Não é a toa que em 2002, a CBF resolveu apostar nos torneios ampliados por região, que davam vaga à Copa dos Campeões, torneio curto no meio do ano que garantia lugar na Libertadores. O problema é que, com exceção do torneio nordestino, os outros foram um desastre em termos competitivos e de lucratividade. Então, que os outros acabem?
A CBF acabou com todos eles, quebrando contratos importantes para os times nordestinos e diminuindo a visibilidade deles. Após anos de disputa judicial – que poderia gerar um prejuízo de R$ 38 milhões aos cofres da CBF! – finalmente parece que se chegou a um acordo.
A tendência é que o torneio volte em 2013 – houve tentativas menores em 2003 e 2010, mas sem nenhuma benesse, com direito a pedido do Sport para não jogar a competição e times reservas atuando.
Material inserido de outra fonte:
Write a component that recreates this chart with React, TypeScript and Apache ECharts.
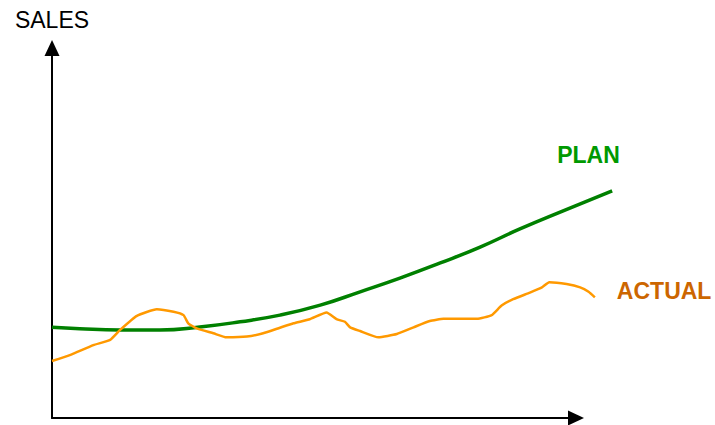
import React, { useEffect, useRef } from "react";
import * as echarts from "echarts";

// time (0-100 along the drawn x axis) and sales (0-100 along the y axis)
const planTime = [0, 5.3, 13.0, 20.6, 28.2, 35.9, 43.5, 51.2, 58.8, 66.4, 74.1, 81.7, 89.3, 97.9, 106.9];
const planSales = [24.5, 24.1, 23.8, 23.8, 24.6, 26.0, 27.8, 30.5, 34.1, 37.8, 41.9, 46.2, 51.1, 56.2, 61.4];

const actualTime = [0, 3.4, 7.9, 11.1, 13.0, 16.2, 20.0, 23.2, 25.1, 26.0, 27.6, 30.8, 33.3, 37.2, 40.3, 43.5, 46.1, 49.2, 52.4, 54.3, 55.9, 56.9, 58.8, 62.3, 65.8, 69.0, 72.1, 74.7, 81.1, 83.9, 85.8, 88.0, 91.2, 93.5, 94.9, 98.2, 100.8, 102.4, 103.6];
const actualSales = [15.4, 17.0, 19.7, 21.1, 23.8, 27.6, 29.4, 28.7, 27.8, 25.6, 24.2, 22.9, 21.8, 22.0, 22.9, 24.4, 25.6, 26.7, 28.5, 26.7, 26.0, 24.5, 23.5, 21.8, 22.7, 24.5, 26.2, 26.8, 26.8, 27.8, 30.4, 32.1, 33.9, 35.3, 36.7, 36.2, 35.3, 34.1, 32.6];

const yAxisName = "SALES";
const planName = "PLAN";
const actualName = "ACTUAL";

const FONT = "Liberation Sans, Arial, sans-serif";

export default function App() {
  const ref = useRef<HTMLDivElement>(null);
  useEffect(() => {
    if (!ref.current) return;
    const chart = echarts.init(ref.current, null, { renderer: "svg" });
    const axisVisible = {
      type: "value" as const,
      min: 0,
      max: 100,
      splitLine: { show: false },
      axisTick: { show: false },
      axisLabel: { show: false },
      axisLine: {
        show: true,
        symbol: ["none", "triangle"],
        symbolSize: [15, 16],
        lineStyle: { color: "#000", width: 2 },
      },
    };
    const axisHidden = {
      type: "value" as const,
      min: 0,
      splitLine: { show: false },
      axisTick: { show: false },
      axisLabel: { show: false },
      axisLine: { show: false },
    };
    // grid 1 uses the same scale as grid 0 but extends further right (x up to 110)
    const pxPerUnit = (715 - 52 - 139) / 100;
    chart.setOption({
      animation: false,
      backgroundColor: "#fff",
      textStyle: { fontFamily: FONT },
      grid: [
        { left: 52, right: 139, top: 48, bottom: 7 },
        { left: 52, right: 715 - 52 - 110 * pxPerUnit, top: 48, bottom: 7 },
      ],
      xAxis: [
        { ...axisVisible, gridIndex: 0 },
        { ...axisHidden, gridIndex: 1, max: 110 },
      ],
      yAxis: [
        {
          ...axisVisible,
          gridIndex: 0,
          name: yAxisName,
          nameLocation: "end",
          nameGap: 17,
          nameTextStyle: { color: "#000", fontSize: 23, fontFamily: FONT },
        },
        { ...axisHidden, gridIndex: 1, max: 100 },
      ],
      series: [
        {
          name: planName,
          type: "line",
          xAxisIndex: 1,
          yAxisIndex: 1,
          data: planTime.map((t, i) => [t, planSales[i]]),
          smooth: true,
          showSymbol: false,
          lineStyle: { color: "#008000", width: 3.5 },
        },
        {
          name: actualName,
          type: "line",
          xAxisIndex: 1,
          yAxisIndex: 1,
          data: actualTime.map((t, i) => [t, actualSales[i]]),
          smooth: 0.15,
          showSymbol: false,
          lineStyle: { color: "#FF9900", width: 2.5 },
        },
      ],
    });
    const pEnd = chart.convertToPixel({ gridIndex: 1 }, [
      planTime[planTime.length - 1],
      planSales[planSales.length - 1],
    ]) as number[];
    const aEnd = chart.convertToPixel({ gridIndex: 1 }, [
      actualTime[actualTime.length - 1],
      actualSales[actualSales.length - 1],
    ]) as number[];
    chart.setOption({
      graphic: [
        {
          type: "text",
          x: pEnd[0] - 55,
          y: pEnd[1] - 36,
          style: {
            text: planName,
            fill: "#009900",
            font: `bold 23px ${FONT}`,
            verticalAlign: "middle",
            align: "left",
          },
        },
        {
          type: "text",
          x: aEnd[0] + 22,
          y: aEnd[1] - 6,
          style: {
            text: actualName,
            fill: "#CC6600",
            font: `bold 23px ${FONT}`,
            verticalAlign: "middle",
            align: "left",
          },
        },
      ],
    });
    return () => chart.dispose();
  }, []);
  return (
    <div
      ref={ref}
      style={{ position: "absolute", left: 0, top: 0, width: 715, height: 425 }}
    />
  );
}
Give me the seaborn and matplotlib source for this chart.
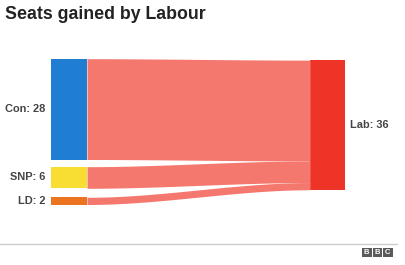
import numpy as np
import matplotlib
matplotlib.use("Agg")
import matplotlib.pyplot as plt
from matplotlib.patches import Rectangle
import seaborn as sns

# ---- data ----
sources = ["Con", "SNP", "LD"]
source_seats = [28, 6, 2]
target = "Lab"
target_seats = 36
source_colors = ["#1F7DD2", "#F8DD33", "#EB7420"]
target_color = "#EE3427"
flow_color = "#F4786D"
title = "Seats gained by Labour"

sns.set_theme(style="white")
plt.rcParams["font.family"] = ["Liberation Sans", "DejaVu Sans"]

W, H = 405, 265
fig = plt.figure(figsize=(W / 100, H / 100), dpi=100)
fig.patch.set_facecolor("white")
ax = fig.add_axes([0, 0, 1, 1])
ax.set_axis_off()

# layout (pixels horizontally, seats vertically)
top_px, scale = 58.7, 3.6
ax.set_xlim(0, W)
ax.set_ylim((H - top_px) / scale, -top_px / scale)
left_x0, left_x1 = 51, 87
right_x0, right_x1 = 310, 345
gaps = [0, 2.0, 2.5]
right_top = 0.4

# left nodes
lefts = []
y = 0.0
for i, (name, seats, col) in enumerate(zip(sources, source_seats, source_colors)):
    y += gaps[i]
    lefts.append((y, y + seats))
    ax.bar(left_x0, seats, bottom=y, width=left_x1 - left_x0, align="edge",
           color=col, linewidth=0)
    ax.text(left_x0 - 6, y + seats / 2, f"{name}: {seats}", ha="right", va="center",
            fontsize=7.9, fontweight="bold", color="#444444")
    y += seats

# right node
ax.bar(right_x0, target_seats, bottom=right_top, width=right_x1 - right_x0,
       align="edge", color=target_color, linewidth=0)
ax.text(right_x1 + 5, right_top + target_seats / 2, f"{target}: {target_seats}",
        ha="left", va="center", fontsize=7.9, fontweight="bold", color="#444444")

# flows
t = np.linspace(0, 1, 200)
s = 3 * t ** 2 - 2 * t ** 3
xs = left_x1 + (right_x0 - left_x1) * t
ry = right_top
for (l0, l1), seats in zip(lefts, source_seats):
    r0, r1 = ry, ry + seats
    ry = r1
    top = l0 + (r0 - l0) * s
    bot = l1 + (r1 - l1) * s
    ax.fill_between(xs, top, bot, color=flow_color, linewidth=0)

# title
fig.text(5 / W, 1 - 19 / H, title, fontsize=12.8, fontweight="bold",
         color="#222222", ha="left", va="baseline")

# footer line
fig.add_artist(plt.Line2D([0, 397 / W], [1 - 244 / H, 1 - 244 / H],
                          color="#CCCCCC", linewidth=1, transform=fig.transFigure))

# BBC logo
for k, letter in enumerate("BBC"):
    x0 = 362 + k * 10.5
    fig.add_artist(Rectangle((x0 / W, 1 - 256.5 / H), 9.5 / W, 8.5 / H,
                             transform=fig.transFigure, facecolor="#5A5A5A",
                             edgecolor="none"))
    fig.text((x0 + 4.75) / W, 1 - 252.3 / H, letter, fontsize=5.5,
             fontweight="bold", color="white", ha="center", va="center")

fig.savefig("out.png", dpi=100, facecolor="white")
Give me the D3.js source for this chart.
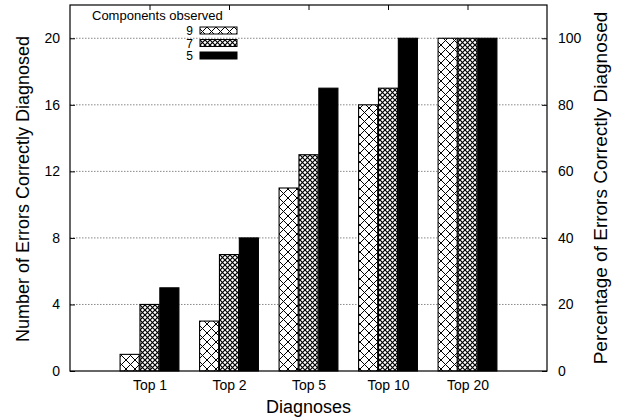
<!DOCTYPE html>
<html>
<head>
<meta charset="utf-8">
<script src="https://cdn.jsdelivr.net/npm/d3@7"></script>
<style>
  body { margin: 0; background: #fff; }
  text { font-family: "Liberation Sans", Arial, Helvetica, sans-serif; fill: #000; }
</style>
</head>
<body>
<div id="chart"></div>
<script>
const categories = ['Top 1', 'Top 2', 'Top 5', 'Top 10', 'Top 20'];
const seriesNames = ['9', '7', '5'];
const comp9 = [1, 3, 11, 16, 20];
const comp7 = [4, 7, 13, 17, 20];
const comp5 = [5, 8, 17, 20, 20];
const leftTicks = [0, 4, 8, 12, 16, 20];
const rightTicks = [0, 20, 40, 60, 80, 100];

const width = 626, height = 419;
const margin = { left: 70, right: 79, top: 5, bottom: 48 };

const svg = d3.select('#chart').append('svg')
    .attr('width', width)
    .attr('height', height);

const defs = svg.append('defs');
// coarse crosshatch (9 components)
const p1 = defs.append('pattern')
    .attr('id', 'hatch9')
    .attr('patternUnits', 'userSpaceOnUse')
    .attr('width', 9).attr('height', 9);
p1.append('rect').attr('width', 9).attr('height', 9).attr('fill', '#fff');
p1.append('path').attr('d', 'M0,0 L9,9 M9,0 L0,9 M-1,8 L1,10 M8,-1 L10,1 M-1,1 L1,-1 M8,10 L10,8')
    .attr('stroke', '#000').attr('stroke-width', 1);
// dense crosshatch (7 components)
const p2 = defs.append('pattern')
    .attr('id', 'hatch7')
    .attr('patternUnits', 'userSpaceOnUse')
    .attr('width', 5).attr('height', 5);
p2.append('rect').attr('width', 5).attr('height', 5).attr('fill', '#fff');
p2.append('path').attr('d', 'M0,0 L5,5 M5,0 L0,5')
    .attr('stroke', '#000').attr('stroke-width', 1.2);

const fills = ['url(#hatch9)', 'url(#hatch7)', '#000'];
const series = [comp9, comp7, comp5];

const x = d3.scaleLinear().domain([0, categories.length + 1])
    .range([margin.left, width - margin.right]);
const y = d3.scaleLinear().domain([0, 22])
    .range([height - margin.bottom, margin.top]);
const yR = d3.scaleLinear().domain([0, 110])
    .range([height - margin.bottom, margin.top]);

const barW = 0.24;
const barStep = 0.25;

// grid lines
svg.append('g')
    .selectAll('line')
    .data(leftTicks.filter(d => d > 0))
    .enter()
    .append('line')
    .attr('x1', x(0)).attr('x2', x(categories.length + 1))
    .attr('y1', d => y(d)).attr('y2', d => y(d))
    .attr('stroke', '#888')
    .attr('stroke-width', 1)
    .attr('stroke-dasharray', '1.5,1.5');

// bars
series.forEach((vals, si) => {
    svg.append('g')
        .selectAll('rect')
        .data(vals)
        .enter()
        .append('rect')
        .attr('x', (d, i) => x(i + 1 + (si - 1) * barStep - barW / 2))
        .attr('width', x(barW) - x(0))
        .attr('y', d => y(d))
        .attr('height', d => y(0) - y(d))
        .attr('fill', fills[si])
        .attr('stroke', '#000')
        .attr('stroke-width', 1.1);
});

// frame
svg.append('rect')
    .attr('x', x(0)).attr('y', y(22))
    .attr('width', x(categories.length + 1) - x(0))
    .attr('height', y(0) - y(22))
    .attr('fill', 'none')
    .attr('stroke', '#000')
    .attr('stroke-width', 1.2);

// left axis
const leftAxis = d3.axisLeft(y).tickValues(leftTicks).tickSize(-5).tickPadding(10);
const gl = svg.append('g').attr('transform', `translate(${x(0)},0)`).call(leftAxis);
// right axis
const rightAxis = d3.axisRight(yR).tickValues(rightTicks).tickSize(-5).tickPadding(11);
const gr = svg.append('g').attr('transform', `translate(${x(categories.length + 1)},0)`).call(rightAxis);
// bottom axis
const bottomAxis = d3.axisBottom(x).tickValues(d3.range(1, categories.length + 1))
    .tickFormat(d => categories[d - 1]).tickSize(-5).tickPadding(9);
const gb = svg.append('g').attr('transform', `translate(0,${y(0)})`).call(bottomAxis);
// top mirror ticks
const topAxis = d3.axisTop(x).tickValues(d3.range(1, categories.length + 1))
    .tickFormat('').tickSize(-5);
const gt = svg.append('g').attr('transform', `translate(0,${y(22)})`).call(topAxis);

[gl, gr, gb, gt].forEach(g => {
    g.select('.domain').remove();
    g.selectAll('.tick line').attr('stroke', '#000');
    g.selectAll('.tick text')
        .style('font-family', '"Liberation Sans", Arial, sans-serif')
        .style('font-size', '14px')
        .attr('fill', '#000');
});

// axis titles
svg.append('text')
    .attr('transform', `translate(29,${(y(0) + y(22)) / 2 + 1}) rotate(-90)`)
    .attr('text-anchor', 'middle')
    .style('font-size', '18px')
    .text('Number of Errors Correctly Diagnosed');

svg.append('text')
    .attr('transform', `translate(607,${(y(0) + y(22)) / 2}) rotate(-90)`)
    .attr('text-anchor', 'middle')
    .style('font-size', '19px')
    .text('Percentage of Errors Correctly Diagnosed');

svg.append('text')
    .attr('x', (x(0) + x(categories.length + 1)) / 2)
    .attr('y', 413)
    .attr('text-anchor', 'middle')
    .style('font-size', '18px')
    .text('Diagnoses');

// legend
const legend = svg.append('g');
legend.append('text')
    .attr('x', 92).attr('y', 20)
    .style('font-size', '13px')
    .text('Components observed');
seriesNames.forEach((name, i) => {
    const ly = 30.5 + i * 12.5;
    legend.append('text')
        .attr('x', 193).attr('y', ly + 4.5)
        .attr('text-anchor', 'end')
        .style('font-size', '12px')
        .text(name);
    legend.append('rect')
        .attr('x', 200).attr('y', ly - 3.5)
        .attr('width', 37).attr('height', 7)
        .attr('fill', fills[i])
        .attr('stroke', '#000')
        .attr('stroke-width', 1);
});
</script>
</body>
</html>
Para o torneio serão separadas 12 datas. A fórmula de disputa será a mesma de 2000, com quatro grupos de quatro times em jogos de ida e volta, com os dois melhores classificando para os mata-matas.
Qualificam-se para o torneio os dois melhores de cada Estadual no ano anterior. Estas competições também apresentarão mudanças, já que os seus representantes só poderão entrar na reta final.
A reunião que definiu o retorno do torneio foi realizada há um mês, com a presença de Ricardo Teixeira, Campos Pinto (Globo) e representantes da empresa de marketing esportivo, a pioneira, Klefer (do ex-presidente do Flamengo e ex-radialista Kleber Leite). Os cartolas locais não confirmam ter aceitado, apesar de a fórmula já ter sido publicada.
A cereja do bolo seria a vaga à Copa Bridgestone Sul-Americana ao campeão do torneio. Mas isto ainda depende do aval da Conmebol, das entranhas do Imperador Nicolás Leoz.
Efetivas mudanças
Mudanças em fórmulas de torneios nacionais e do calendário brasileiro já vimos aos montes. Nós ainda esperamos – sentados ou até deitados, para não nos cansar – o dia em que a gestão do futebol brasileiro mude para valer, passando a atender aos interesses dos torcedores e não apenas de certos cartolas, patrocinadores ou emissoras de televisão.